62,000 workers in Saskatchewan currently earn less than $15 an hour for their labour. That’s roughly the population of Prince Albert and Moose Jaw combined.
At the same time, $15 is clearly no longer enough.
The new $15 minimum wage won’t be in full effect until 2024—seven years after the campaign for a $15 minimum wage became a provincial rallying cry in 2017.
Seven years is a long time, and $15 loses quite a bit of purchasing power during that time.
Adjusting for inflation, $15 an hour in 2017 is $16.65 in 2022 . By 2024, that number could reach $17.50 or higher based on current trends.
It begs the question: What the right benchmark is for a fair minimum wage?
Unifor advocates for a minimum wage policy that ties it to other indicators that are specific to a province’s labour market and standard of living. Specifically, we recommend the minimum wage be tied to 60% of the median wage for full-time workers. In Jurisdictions with extremely low median wages we recommend a minimum wage of at least $15.
By this benchmark, Saskatchewan’s minimum wage should be $18 an hour this year . By this reasonable measure, Scott Moe’s scheme for a $15 minimum wage two and half years from now is grossly inadequate.
Labour economists measure “low-wage work” as work performed for wages that are less than two-thirds the median hourly wage. In Saskatchewan, that figure is $17.82.
You can see how raising the minimum wage above the low-wage work threshold could benefit the province: approximately one in four Saskatchewan workers, or 116,000 adults, are doing what’s classified as low-wage work.
On top of that, many are working in part-time, temporary or casual jobs where hours and earnings are often unpredictable.
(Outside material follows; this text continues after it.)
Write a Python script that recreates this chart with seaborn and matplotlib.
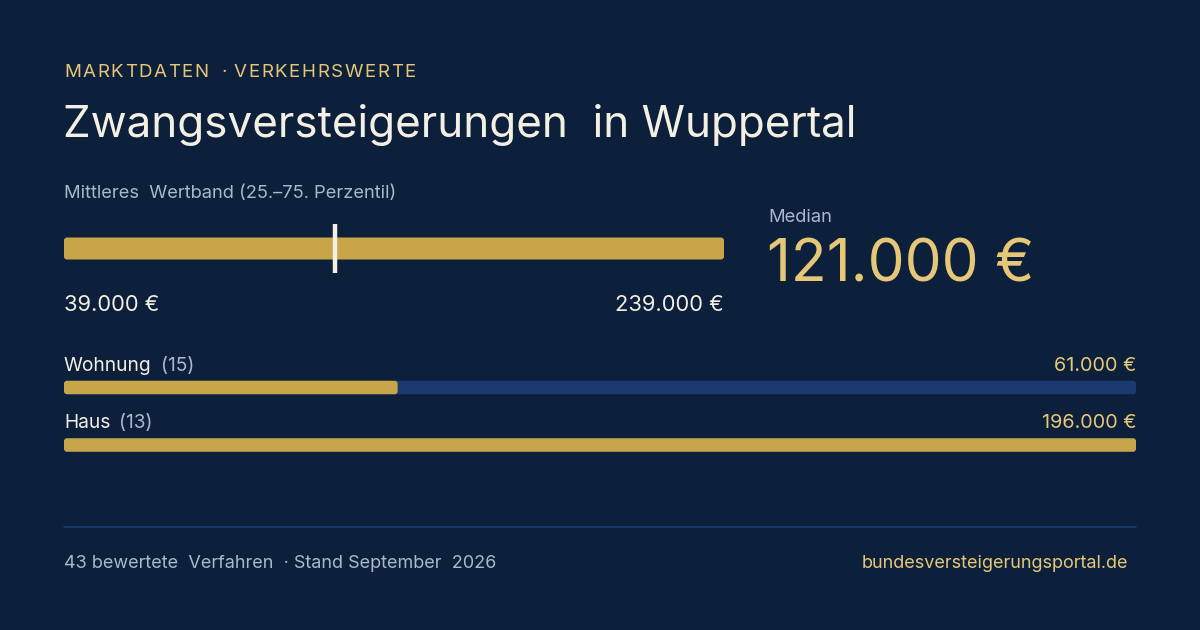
import numpy as np
import pandas as pd
import seaborn as sns
import matplotlib.pyplot as plt
from matplotlib.patches import FancyBboxPatch

# データ
band_low = 39000
band_high = 239000
median_value = 121000
categories = ["Wohnung", "Haus"]
category_counts = [15, 13]
category_medians = [61000, 196000]
n_cases = 43
stand = "September  2026"

BG = "#0c1f3b"
GOLD = "#c9a54a"
GOLD_TXT = "#e6c777"
TRACK = "#1b3a6f"
CREAM = "#f4efe3"
MUTED = "#a9b8d0"

sns.set_theme(style="white")
plt.rcParams["font.family"] = ["Inter", "DejaVu Sans"]

W, H = 1200, 630
fig = plt.figure(figsize=(W / 100, H / 100), dpi=100, facecolor=BG)
renderer = fig.canvas.get_renderer()


def fx(x):
    return x / W


def fy(y):
    return 1 - y / H


def euro(v):
    return f"{v:,.0f}".replace(",", ".") + " €"


def tracked_text(x, y, s, tracking, **kw):
    # 文字間隔をあけて1文字ずつ描く
    for ch in s:
        t = fig.text(fx(x), fy(y), ch, va="baseline", ha="left", **kw)
        w = t.get_window_extent(renderer).width if ch != " " else kw["fontsize"] * 0.3
        x += w + tracking


def round_patches(ax, radius_px):
    # 棒の角を少し丸くする
    fig.canvas.draw()
    bb = ax.get_window_extent(renderer)
    x0, x1 = ax.get_xlim()
    y0, y1 = ax.get_ylim()
    xpu = abs(x1 - x0) / bb.width
    ypu = abs(y1 - y0) / bb.height
    for p in list(ax.patches):
        x, y = p.get_x(), p.get_y()
        w, h = p.get_width(), p.get_height()
        fb = FancyBboxPatch((x, y), w, h,
                            boxstyle=f"round,pad=0,rounding_size={radius_px * xpu}",
                            mutation_aspect=ypu / xpu, facecolor=p.get_facecolor(),
                            edgecolor="none", zorder=p.get_zorder())
        p.remove()
        ax.add_patch(fb)


# 見出し
tracked_text(64, 77, "MARKTDATEN  · VERKEHRSWERTE", 1.6, color=GOLD_TXT, fontsize=13.5)
fig.text(fx(63), fy(137), "Zwangsversteigerungen  in Wuppertal", color=CREAM,
         fontsize=31.7, va="baseline", ha="left")
fig.text(fx(64), fy(198), "Mittleres  Wertband (25.–75. Perzentil)", color=MUTED,
         fontsize=13.2, va="baseline", ha="left")

# 中央値の帯
ax_band = fig.add_axes([fx(64), fy(273), fx(724 - 64), (273 - 224) / H])
ax_band.set_facecolor("none")
band_df = pd.DataFrame({"row": ["band"], "low": [band_low], "span": [band_high - band_low]})
ax_band.barh(band_df["row"], band_df["span"], left=band_df["low"], height=22 / 49,
             color=GOLD, edgecolor="none")
ax_band.set_xlim(band_low, band_high)
ax_band.set_ylim(-0.5, 0.5)
ax_band.axis("off")
round_patches(ax_band, 3)
ax_band.axvline(median_value, ymin=0, ymax=1, color=CREAM, lw=3.2, solid_capstyle="butt")

fig.text(fx(64), fy(311), euro(band_low), color=CREAM, fontsize=15.8,
         va="baseline", ha="left")
fig.text(fx(724), fy(311), euro(band_high), color=CREAM, fontsize=15.8,
         va="baseline", ha="right")

fig.text(fx(768), fy(222), "Median", color=MUTED, fontsize=13.2,
         va="baseline", ha="left")
fig.text(fx(767), fy(281), euro(median_value), color=GOLD_TXT, fontsize=42.3,
         va="baseline", ha="left")

# 種別ごとのバー
cat_df = pd.DataFrame({"kategorie": categories, "median": category_medians,
                       "anzahl": category_counts})
vmax = max(category_medians)
step = 445 - 387.5
top = 387.5 - step / 2
ax_cat = fig.add_axes([fx(64), fy(top + 2 * step), fx(1136 - 64), 2 * step / H])
ax_cat.set_facecolor("none")
sns.barplot(data=cat_df.assign(track=vmax), y="kategorie", x="track", orient="h",
            color=TRACK, saturation=1, width=13.5 / step, ax=ax_cat)
sns.barplot(data=cat_df, y="kategorie", x="median", orient="h",
            color=GOLD, saturation=1, width=13.5 / step, ax=ax_cat)
ax_cat.set_xlim(0, vmax)
ax_cat.set_ylim(1.5, -0.5)
ax_cat.axis("off")
round_patches(ax_cat, 3)

for i, row in cat_df.iterrows():
    base = 371 + i * step - (i * 0.5)
    t = fig.text(fx(64), fy(base), row["kategorie"], color=CREAM, fontsize=13.8,
                 va="baseline", ha="left")
    bb = t.get_window_extent(renderer)
    fig.text((bb.x1 + 9) / W, fy(base), f"({row['anzahl']})", color=MUTED,
             fontsize=13.8, va="baseline", ha="left")
    fig.text(fx(1136), fy(base), euro(row["median"]), color=GOLD_TXT, fontsize=14.3,
             va="baseline", ha="right")

# フッター
fig.add_artist(plt.Line2D([fx(64), fx(1136)], [fy(526.5), fy(526.5)],
                          color=TRACK, lw=1.2))
fig.text(fx(64), fy(568), f"{n_cases} bewertete  Verfahren  · Stand {stand}",
         color=MUTED, fontsize=13, va="baseline", ha="left")
fig.text(fx(1128), fy(568), "bundesversteigerungsportal.de", color=GOLD_TXT,
         fontsize=13, va="baseline", ha="right")

fig.savefig("out.png", dpi=100, facecolor=BG)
Raising the minimum wage to $15 an hour in 2024 is Premier Moe doing the bare minimum for workers earning low wages, but it is not nearly enough to ensure workers are able to meet their basic needs, let alone thrive.
Minimum wage isn’t the only area where Scott Moe is failing Saskatchewan’s workers. His poor track record extends to other critical areas of workplace law, such as replacement workers.
Unionized workers are generally not low-wage workers, but Scott Moe increases their vulnerability by refusing to outlaw replacement workers during lockouts or strikes. Even Prime Minister Justin Trudeau has taken action to level the playing field for workers with a commitment to banning replacement workers in the federal sector.
The use of replacement workers completely destroys the essence of a labour dispute, that is, a withdrawal of labour creating a cost to both the union and the employer.
Perhaps ironically, tilting the balance of power towards employers with replacement workers doesn’t achieve the goal of making unionized workers capitulate sooner—replacement workers actually extend labour disputes. The average length of a labour dispute with “scabs” is 265.1 days. Without them, the average dispute only lasts 42.8 days.
Saskatchewan’s workers deserve a premier who champions workplace rights and liveable wages. Until Scott Moe takes meaningful action on the minimum wage and replacement workers, we know who’s side he’s on.